The project, known as ITER, has operated under intense global scrutiny since its inception. Funded and managed by 35 countries, including the United States, China, the European Union, and Russia, it represents a collective investment in a possible future energy system that is abundant, safe, and carbon-free.
That promise, however, rests on whether the device can perform under extreme physical conditions. And whether its multinational structure, which spans continents and political systems, can deliver the precision and reliability the project now demands.
Reactor Assembly Enters Most Technically Sensitive Phase
At the centre of the ITER facility in Saint-Paul-lez-Durance, engineers have begun lowering massive steel components into the reactor’s core. These vacuum vessel sectors, each weighing over 400 tonnes, form the toroidal chamber where fusion is meant to occur. Alignment tolerances are within a few millimetres. Deviations could compromise the reactor’s ability to sustain plasma.
The design of the reactor is based on the tokamak concept, a magnetic confinement system first developed by Soviet physicists in the 1960s. The ITER tokamak, once complete, will be the largest in the world. Its chamber is designed to contain superheated plasma reaching temperatures of 150 million degrees Celsius, more than ten times the core temperature of the Sun.
Once hydrogen nuclei are heated and pressurised into plasma, magnetic coils will confine them in a stable loop, allowing them to fuse into helium. The process releases energy, which could be harnessed in future reactors to generate electricity. The goal for ITER is to produce 500 megawatts of thermal energy from 50 megawatts of input power, a ratio of Q = 10. No fusion experiment has yet achieved that level of energy return.
The assembly is led by Westinghouse, in coordination with European contractors Ansaldo Nucleare and Walter Tosto. The challenge is not only technical but logistical. Each vacuum vessel sector must integrate seamlessly with components sourced across multiple continents, some built years apart under different regulatory frameworks.
Delays and Revised Targets in New Baseline Strategy
In July 2024, ITER leadership released an updated Baseline Plan that shifted its schedule and design strategy. According to the plan, operations using deuterium-deuterium plasma will begin in 2035, with full magnetic testing expected the following year. The project’s most ambitious goal, initiating deuterium-tritium fusion, is now set for 2039.
The revision reflects both engineering challenges and a change in risk management. One significant modification involves replacing the original beryllium first wall material with tungsten, which has higher heat resistance and better long-term performance under neutron bombardment.
The earlier timeline had aimed for “first plasma” by 2018. In reality, manufacturing delays, integration issues, and supply chain coordination across 35 nations pushed that milestone back by nearly two decades. Project officials now prioritise durability and repeatability over speed, according to the Baseline Plan presented last year.
Though ITER will not generate electricity, its success is intended to validate the technologies and systems that would underpin DEMO, a proposed commercial demonstration plant in development in Europe and Asia.
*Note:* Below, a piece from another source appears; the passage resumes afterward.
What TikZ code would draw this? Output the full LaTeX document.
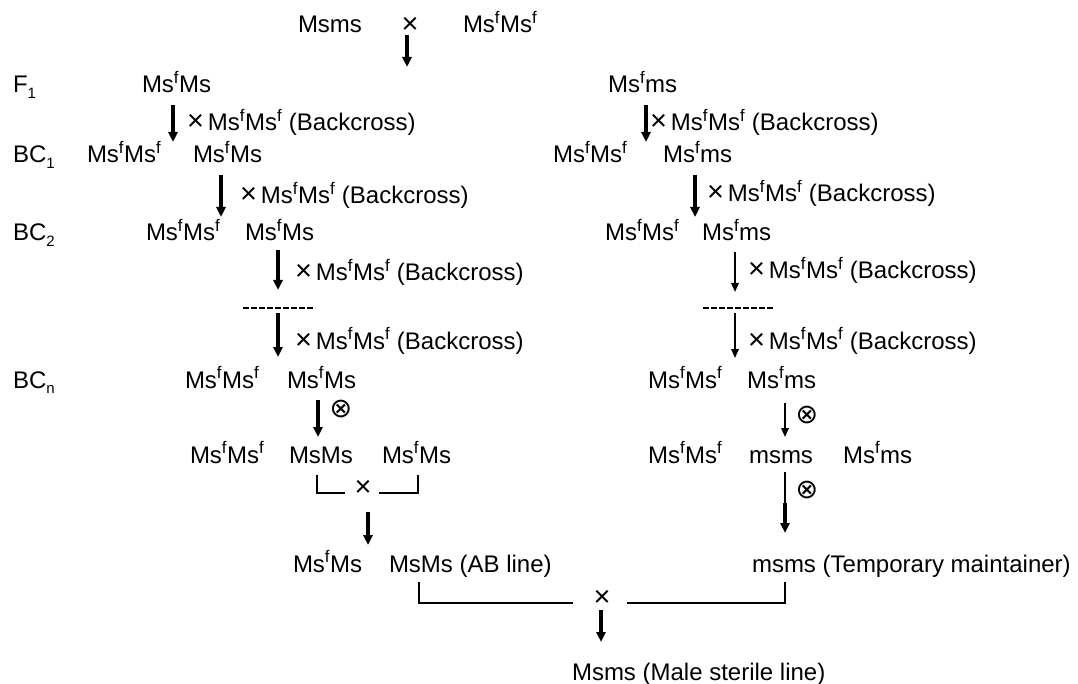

Components, Scale, and International Coordination
More than 100,000 kilometres of superconducting wire have been manufactured for ITER’s magnet system, requiring a tenfold increase in global production capacity over pre-project levels. These figures, and other technical benchmarks, are detailed on ITER’s Facts and Figures page. The wire, made from niobium-tin, forms the basis for the toroidal field coils that will contain the plasma. Each coil is 17 metres high, 9 metres wide, and weighs over 300 tonnes.
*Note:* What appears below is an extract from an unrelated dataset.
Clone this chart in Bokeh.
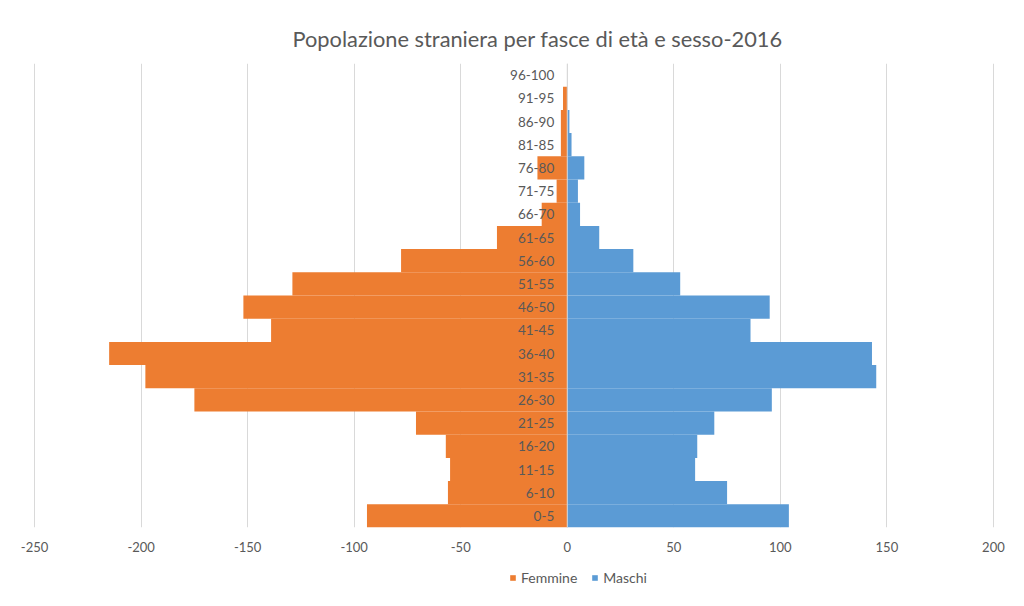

The reactor also includes a central solenoid, a massive electromagnet that must contain forces equivalent to twice the thrust of a space shuttle launch. Its task is to drive plasma current and maintain the internal magnetic field. These components are supported by a bespoke infrastructure platform spanning 42 hectares, with construction oversight involving more than 5,000 on-site workers as of 2025.
Shipping the components to the inland site required the construction of the ITER Itinerary, a 104-kilometre modified road network capable of accommodating loads up to 900 tonnes. Each component is transported via radio-controlled platforms at night to minimise disruption.
The logistical complexity of integrating contributions from 35 countries remains one of ITER’s defining features. The European Union is responsible for nearly half of the construction cost and five of the nine vacuum vessel sectors. South Korea provides the remaining four. The United States, Japan, Russia, China, and India supply other major subsystems, including magnet components, support structures, and heating systems.